As I age, I’ve found that my mind’s proclivity is
to attach to loneliness; in earlier
times in my life, I thought I had no problem with it-but it’s different during
my eldering sage-ing years.
When I was involved in meditation much more than
I am now, I prided myself on having the attribute of understanding aloneness, and loneliness, didn’t present a
problem to me. Pride,
self-centeredness, and self-conceit are opponents to spiritual growth &
understanding, but Ego loves to present that these qualities are only about
self-interest, not self-conceit, i.e., Greed
is good. Or Pride is OK.
In The
Pocket Pema Chodron [(2008). Boston: Shambhala Publications], a Buddhist
teacher & writer, writes about loneliness in the sixty-fourth reading, the
following:
“When we can rest in
the middle, we begin to have a nonthreatening relationship with loneliness, a
relaxing and cool loneliness (my emphasis) that completely turns our usual
fearful patterns upside down” (p. 106)
So, what’s cool loneliness, I wondered? The first given that came to mind is that it’s cool to be lonely. If one is lonely, pause, be with that
feeling, and then let it go; that’s one thing that appears to have a good
outcome, because we can be open to all of life, not just what we define as the
good parts. Extrapolating, it’s cool to
be angry, greedy, ignorant-it doesn’t mean that you are those things, rather they’re simply your emotions running
through your mind like the current of a river.
If cool loneliness is cool, then it presents us with a counter-cultural axiom. In other words, if we think of coolness (as
described in the previous paragraph) as something positive, then it can meet
something called heat, and come out
on top, right?
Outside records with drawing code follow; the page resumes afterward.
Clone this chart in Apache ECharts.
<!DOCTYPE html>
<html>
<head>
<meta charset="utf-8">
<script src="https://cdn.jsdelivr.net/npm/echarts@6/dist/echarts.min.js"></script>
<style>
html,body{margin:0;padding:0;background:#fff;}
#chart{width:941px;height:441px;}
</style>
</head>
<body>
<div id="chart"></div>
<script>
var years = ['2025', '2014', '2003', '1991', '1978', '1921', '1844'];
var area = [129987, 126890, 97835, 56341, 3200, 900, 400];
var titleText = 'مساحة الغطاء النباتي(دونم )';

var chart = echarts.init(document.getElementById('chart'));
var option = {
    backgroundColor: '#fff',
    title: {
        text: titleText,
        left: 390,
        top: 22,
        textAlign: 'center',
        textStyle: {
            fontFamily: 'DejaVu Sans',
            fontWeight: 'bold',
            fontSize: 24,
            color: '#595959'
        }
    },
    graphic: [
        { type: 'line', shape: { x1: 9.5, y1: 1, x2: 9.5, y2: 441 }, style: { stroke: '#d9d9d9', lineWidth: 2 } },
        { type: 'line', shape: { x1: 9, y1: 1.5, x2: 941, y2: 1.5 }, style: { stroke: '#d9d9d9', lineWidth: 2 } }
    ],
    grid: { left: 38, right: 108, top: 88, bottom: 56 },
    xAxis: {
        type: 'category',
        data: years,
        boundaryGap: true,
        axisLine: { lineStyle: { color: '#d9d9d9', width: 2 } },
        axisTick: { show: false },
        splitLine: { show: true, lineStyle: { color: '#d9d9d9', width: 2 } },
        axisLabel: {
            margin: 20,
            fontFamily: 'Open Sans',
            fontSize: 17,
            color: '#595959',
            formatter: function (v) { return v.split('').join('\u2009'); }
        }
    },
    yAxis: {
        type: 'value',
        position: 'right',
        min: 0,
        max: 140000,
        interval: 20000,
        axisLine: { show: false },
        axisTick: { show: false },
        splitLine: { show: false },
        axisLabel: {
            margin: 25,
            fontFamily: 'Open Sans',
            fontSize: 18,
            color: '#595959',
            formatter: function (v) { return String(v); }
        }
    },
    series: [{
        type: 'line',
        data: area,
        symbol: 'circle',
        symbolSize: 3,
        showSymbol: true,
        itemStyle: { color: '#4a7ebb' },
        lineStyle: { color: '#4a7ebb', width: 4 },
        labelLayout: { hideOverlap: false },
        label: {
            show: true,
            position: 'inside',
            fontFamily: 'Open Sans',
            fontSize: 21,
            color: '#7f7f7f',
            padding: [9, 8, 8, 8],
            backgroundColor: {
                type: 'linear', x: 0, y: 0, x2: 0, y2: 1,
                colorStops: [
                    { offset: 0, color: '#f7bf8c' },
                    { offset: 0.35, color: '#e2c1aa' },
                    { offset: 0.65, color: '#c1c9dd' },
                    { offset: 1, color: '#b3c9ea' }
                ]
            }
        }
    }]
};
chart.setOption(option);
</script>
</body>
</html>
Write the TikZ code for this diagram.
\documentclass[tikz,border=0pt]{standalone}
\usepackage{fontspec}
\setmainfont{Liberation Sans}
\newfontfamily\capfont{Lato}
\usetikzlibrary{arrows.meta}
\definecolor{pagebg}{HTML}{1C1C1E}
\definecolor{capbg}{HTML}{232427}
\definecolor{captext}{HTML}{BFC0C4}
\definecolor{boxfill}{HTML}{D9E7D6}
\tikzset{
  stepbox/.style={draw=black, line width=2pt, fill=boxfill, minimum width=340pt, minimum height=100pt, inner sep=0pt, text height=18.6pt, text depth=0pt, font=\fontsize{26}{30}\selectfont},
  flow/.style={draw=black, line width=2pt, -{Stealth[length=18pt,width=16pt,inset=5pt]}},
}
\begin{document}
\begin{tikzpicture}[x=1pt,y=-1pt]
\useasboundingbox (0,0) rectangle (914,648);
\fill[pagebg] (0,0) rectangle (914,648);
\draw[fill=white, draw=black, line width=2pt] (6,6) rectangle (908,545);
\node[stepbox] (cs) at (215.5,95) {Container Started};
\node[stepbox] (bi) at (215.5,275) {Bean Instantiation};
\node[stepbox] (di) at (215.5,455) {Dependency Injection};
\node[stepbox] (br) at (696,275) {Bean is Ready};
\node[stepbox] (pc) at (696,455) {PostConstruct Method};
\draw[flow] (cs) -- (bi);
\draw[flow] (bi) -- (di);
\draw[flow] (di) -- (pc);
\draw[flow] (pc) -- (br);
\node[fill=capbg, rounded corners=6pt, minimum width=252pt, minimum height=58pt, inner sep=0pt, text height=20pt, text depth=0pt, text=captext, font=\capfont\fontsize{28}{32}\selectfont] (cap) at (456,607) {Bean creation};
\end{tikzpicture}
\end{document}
Empirically, heat should
trump (pardon my innuendo) cold, but in a spiritualized
realm, cool loneliness replaces uncool loneliness as an attachment that,
say Buddhists, is something we can use as an antidote to uncool loneliness that may become an attachment or addiction.
Another popular usage of “cool” is used when we
say to someone, “Will you just cool it?” Here, “cool” means moving to a more stable
and less hot-headed way of doing things.
Couldn’t cool loneliness be
looked at and used in this way? “Hey,
just pause & relax. Take it
easy. Be cool.” An admonition to be more balanced and less
off-the-chain hyper.
Pema writes about a “relaxing and cooling
loneliness;” Think of a very hot day wherever you live, and both your car AC
and home AC are broken: feeling a cool breeze would make your day, right? Refresh you, right? Or, say, it’s about one-hundred degrees’
temperature outside, and you drink some ice-cold water-ah, the pause is
refreshing!
This positive “loneliness” or “aloneness” gives
us pause to sit with our feelings of pain because we’re alone, our feelings of
fear because we’re alone, and possibly memories of early-childhood experiences
of loneliness. Anytime we pause and
breathe like this, we allow our unconscious to float to the top of our minds;
we note it, and let it go. Our noticing
perhaps grooves a place or track in our consciousness, so that now what’s
bubbled up can be looked at in our lives.
This is a kind of cool loneliness, because it’s not hot with resistance, inner
commentaries, or denial. There’s a
welcoming & inviting “coolness” without the stressful pressures that heat
up in our minds as fixations or obsessions.
So, don’t judge yourself-love yourself and invite
in your guest-Ms. Or Mr. Cool Loneliness!